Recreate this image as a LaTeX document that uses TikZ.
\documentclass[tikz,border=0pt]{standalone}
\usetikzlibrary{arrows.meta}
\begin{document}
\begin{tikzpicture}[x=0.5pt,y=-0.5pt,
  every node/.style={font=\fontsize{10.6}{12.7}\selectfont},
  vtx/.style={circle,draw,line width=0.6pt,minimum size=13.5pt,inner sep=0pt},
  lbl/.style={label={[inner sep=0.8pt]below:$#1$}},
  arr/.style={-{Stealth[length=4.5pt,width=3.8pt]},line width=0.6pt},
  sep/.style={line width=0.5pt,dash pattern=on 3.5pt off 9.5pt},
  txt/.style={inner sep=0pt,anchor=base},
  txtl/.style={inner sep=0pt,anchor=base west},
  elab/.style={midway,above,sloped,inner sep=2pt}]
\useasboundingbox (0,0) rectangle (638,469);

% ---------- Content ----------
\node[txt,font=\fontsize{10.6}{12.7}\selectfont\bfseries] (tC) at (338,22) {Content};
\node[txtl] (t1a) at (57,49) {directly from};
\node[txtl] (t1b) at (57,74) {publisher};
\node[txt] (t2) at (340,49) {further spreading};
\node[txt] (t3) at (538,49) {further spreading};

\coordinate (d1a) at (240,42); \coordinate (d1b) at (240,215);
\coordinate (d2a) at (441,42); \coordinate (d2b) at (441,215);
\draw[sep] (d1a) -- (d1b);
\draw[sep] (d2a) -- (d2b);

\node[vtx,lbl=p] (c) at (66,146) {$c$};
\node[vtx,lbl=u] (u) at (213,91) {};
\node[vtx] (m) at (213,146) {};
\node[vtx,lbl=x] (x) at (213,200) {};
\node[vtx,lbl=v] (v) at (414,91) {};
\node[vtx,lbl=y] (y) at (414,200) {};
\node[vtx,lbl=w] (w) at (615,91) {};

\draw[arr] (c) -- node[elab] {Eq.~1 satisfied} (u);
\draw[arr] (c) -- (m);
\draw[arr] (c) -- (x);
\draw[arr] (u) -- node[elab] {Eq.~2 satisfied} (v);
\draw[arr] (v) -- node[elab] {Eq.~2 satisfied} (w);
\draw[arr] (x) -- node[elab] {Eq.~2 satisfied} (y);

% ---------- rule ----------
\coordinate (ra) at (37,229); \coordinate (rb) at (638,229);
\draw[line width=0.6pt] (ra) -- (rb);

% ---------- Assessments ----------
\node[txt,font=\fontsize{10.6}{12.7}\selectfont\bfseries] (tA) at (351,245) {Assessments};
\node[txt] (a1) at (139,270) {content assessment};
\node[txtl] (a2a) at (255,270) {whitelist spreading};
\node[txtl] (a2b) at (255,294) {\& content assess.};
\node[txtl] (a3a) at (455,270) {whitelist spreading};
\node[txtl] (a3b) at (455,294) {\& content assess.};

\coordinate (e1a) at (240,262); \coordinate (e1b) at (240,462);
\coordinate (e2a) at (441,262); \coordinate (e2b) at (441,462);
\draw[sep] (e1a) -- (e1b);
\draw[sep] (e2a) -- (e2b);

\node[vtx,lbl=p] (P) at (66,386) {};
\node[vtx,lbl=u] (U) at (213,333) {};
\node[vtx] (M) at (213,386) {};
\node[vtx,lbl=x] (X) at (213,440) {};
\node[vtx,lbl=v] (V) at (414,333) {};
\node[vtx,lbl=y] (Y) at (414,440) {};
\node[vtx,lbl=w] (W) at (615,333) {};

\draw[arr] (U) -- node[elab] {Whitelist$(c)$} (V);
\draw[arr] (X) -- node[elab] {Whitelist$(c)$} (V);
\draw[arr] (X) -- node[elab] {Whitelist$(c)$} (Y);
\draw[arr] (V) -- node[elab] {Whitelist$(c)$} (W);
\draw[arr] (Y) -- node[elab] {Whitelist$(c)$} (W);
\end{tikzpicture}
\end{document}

┄┄┄┄┄┄┄┄┄┄┄┄┄┄┄┄┄┄┄┄

Copy exactly the lines that run from the first line of the data to the line containing "(0,0) rectangle (638,469);", please, with both ends included and nothing else.

Recreate this image as a LaTeX document that uses TikZ.
\documentclass[tikz,border=0pt]{standalone}
\usetikzlibrary{arrows.meta}
\begin{document}
\begin{tikzpicture}[x=0.5pt,y=-0.5pt,
  every node/.style={font=\fontsize{10.6}{12.7}\selectfont},
  vtx/.style={circle,draw,line width=0.6pt,minimum size=13.5pt,inner sep=0pt},
  lbl/.style={label={[inner sep=0.8pt]below:$#1$}},
  arr/.style={-{Stealth[length=4.5pt,width=3.8pt]},line width=0.6pt},
  sep/.style={line width=0.5pt,dash pattern=on 3.5pt off 9.5pt},
  txt/.style={inner sep=0pt,anchor=base},
  txtl/.style={inner sep=0pt,anchor=base west},
  elab/.style={midway,above,sloped,inner sep=2pt}]
\useasboundingbox (0,0) rectangle (638,469);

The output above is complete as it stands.